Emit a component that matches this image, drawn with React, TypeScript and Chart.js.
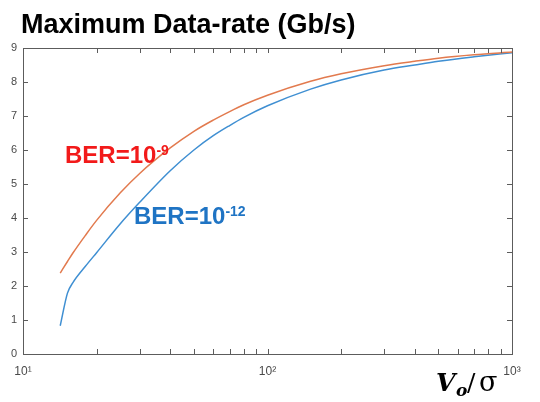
import React, { useEffect, useRef } from "react";
import { Chart, registerables } from "chart.js";

Chart.register(...registerables);

const xValues = [14.2, 15.2, 16, 18, 20, 25, 30, 40, 50, 60, 70, 80, 100, 150, 200, 300, 400, 500, 700, 1000];
const ber9Values = [2.38, 2.72, 2.97, 3.49, 3.93, 4.74, 5.31, 6.06, 6.55, 6.88, 7.13, 7.33, 7.61, 8.02, 8.24, 8.48, 8.61, 8.7, 8.8, 8.88];
const ber12Values = [0.83, 1.79, 2.1, 2.58, 2.98, 3.83, 4.46, 5.39, 6.0, 6.42, 6.72, 6.96, 7.3, 7.79, 8.06, 8.35, 8.5, 8.61, 8.74, 8.86];
const xMajorTicks = [10, 100, 1000];
const xTickLabels = ["10¹", "10²", "10³"];
const xMinorTicks = [20, 30, 40, 50, 60, 70, 80, 90, 200, 300, 400, 500, 600, 700, 800, 900];
const yTicks = [0, 1, 2, 3, 4, 5, 6, 7, 8, 9];
const title = "Maximum Data-rate (Gb/s)";

const framePlugin = {
  id: "frameAndText",
  afterDraw(chart: any) {
    const { ctx, chartArea: a, scales } = chart;
    const xs = scales.x;
    const ys = scales.y;
    ctx.save();
    ctx.strokeStyle = "#5c5c5c";
    ctx.lineWidth = 1;
    ctx.strokeRect(Math.round(a.left) + 0.5, Math.round(a.top) + 0.5, Math.round(a.right - a.left), Math.round(a.bottom - a.top));
    ctx.beginPath();
    const tl = 5;
    [...xMajorTicks, ...xMinorTicks].forEach((v) => {
      const px = Math.round(xs.getPixelForValue(v)) + 0.5;
      ctx.moveTo(px, a.bottom);
      ctx.lineTo(px, a.bottom - tl);
      ctx.moveTo(px, a.top);
      ctx.lineTo(px, a.top + tl);
    });
    yTicks.forEach((v) => {
      const py = Math.round(ys.getPixelForValue(v)) + 0.5;
      ctx.moveTo(a.left, py);
      ctx.lineTo(a.left + tl, py);
      ctx.moveTo(a.right, py);
      ctx.lineTo(a.right - tl, py);
    });
    ctx.stroke();

    // title
    ctx.fillStyle = "#000";
    ctx.font = "bold 27px 'Liberation Sans', Arial, sans-serif";
    ctx.textBaseline = "alphabetic";
    ctx.textAlign = "left";
    ctx.fillText(title, 21, 33);

    // annotations
    const drawBer = (exp: string, x: number, y: number, color: string) => {
      ctx.fillStyle = color;
      ctx.font = "bold 24px 'Liberation Sans', Arial, sans-serif";
      ctx.fillText("BER=10", x, y);
      const w = ctx.measureText("BER=10").width;
      ctx.font = "bold 14px 'Liberation Sans', Arial, sans-serif";
      ctx.fillText(exp, x + w, y - 8);
    };
    drawBer("-9", 65, 163, "#f21a1a");
    drawBer("-12", 134, 224, "#1f74c4");

    // x-axis title
    ctx.fillStyle = "#000";
    ctx.font = "bold italic 25px 'DejaVu Serif', 'Liberation Serif', serif";
    ctx.fillText("V", 436, 391);
    ctx.font = "bold italic 17px 'DejaVu Serif', 'Liberation Serif', serif";
    ctx.fillText("o", 456, 396);
    ctx.font = "25px 'DejaVu Serif', 'Liberation Serif', serif";
    ctx.fillText("/", 467, 391);
    ctx.font = "27px 'DejaVu Serif', 'Liberation Serif', serif";
    ctx.fillText("σ", 479, 391);
    ctx.restore();
  },
};

export default function App() {
  const ref = useRef<HTMLCanvasElement | null>(null);
  useEffect(() => {
    if (!ref.current) return;
    const chart = new Chart(ref.current, {
      type: "line",
      data: {
        datasets: [
          {
            label: "BER=1e-9",
            data: xValues.map((x, i) => ({ x, y: ber9Values[i] })),
            borderColor: "#e27a4e",
            borderWidth: 1.5,
            pointRadius: 0,
            cubicInterpolationMode: "monotone",
            fill: false,
          },
          {
            label: "BER=1e-12",
            data: xValues.map((x, i) => ({ x, y: ber12Values[i] })),
            borderColor: "#3f8fd2",
            borderWidth: 1.5,
            pointRadius: 0,
            cubicInterpolationMode: "monotone",
            fill: false,
          },
        ],
      },
      options: {
        animation: false,
        responsive: false,
        layout: { padding: { top: 48, right: 28, left: 0, bottom: 0 } },
        plugins: { legend: { display: false }, tooltip: { enabled: false }, title: { display: false } },
        scales: {
          x: {
            type: "logarithmic",
            min: 10,
            max: 1000,
            grid: { display: false, drawTicks: false },
            border: { display: false },
            afterBuildTicks: (scale: any) => {
              scale.ticks = xMajorTicks.map((v) => ({ value: v }));
            },
            afterFit: (scale: any) => {
              scale.height = 48;
            },
            ticks: {
              padding: 10,
              maxRotation: 0,
              autoSkip: false,
              color: "#4a4a4a",
              font: { size: 12, family: "'Liberation Sans', Arial, sans-serif" },
              callback: (v: any) => {
                const i = xMajorTicks.indexOf(Number(v));
                return i >= 0 ? xTickLabels[i] : "";
              },
            },
          },
          y: {
            min: 0,
            max: 9,
            grid: { display: false, drawTicks: false },
            border: { display: false },
            afterBuildTicks: (scale: any) => {
              scale.ticks = yTicks.map((v) => ({ value: v }));
            },
            afterFit: (scale: any) => {
              scale.width = 23;
            },
            ticks: {
              padding: 6,
              color: "#4a4a4a",
              font: { size: 11, family: "'Liberation Sans', Arial, sans-serif" },
            },
          },
        },
      },
      plugins: [framePlugin],
    } as any);
    return () => chart.destroy();
  }, []);
  return (
    <div style={{ position: "absolute", left: 0, top: 0, width: 540, height: 402, background: "#fff" }}>
      <canvas ref={ref} width={540} height={402} style={{ display: "block" }} />
    </div>
  );
}
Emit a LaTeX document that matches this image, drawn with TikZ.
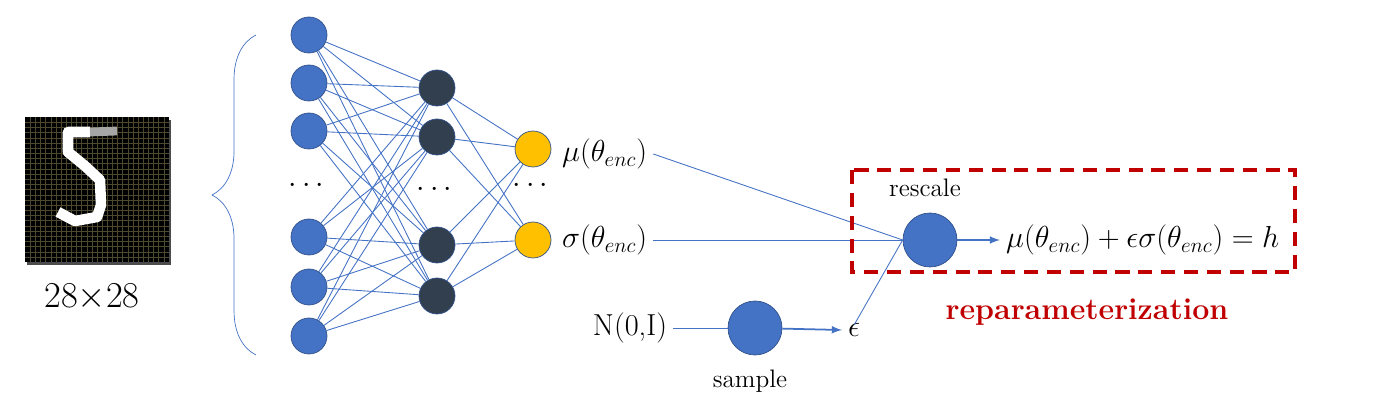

___

WRITTEN EXERCISE →
Identify all lines where the word "React" shows up. Copy them.

FINAL RESULT →
Emit a component that matches this image, drawn with React, TypeScript and Chart.js.
import React, { useEffect, useRef } from "react";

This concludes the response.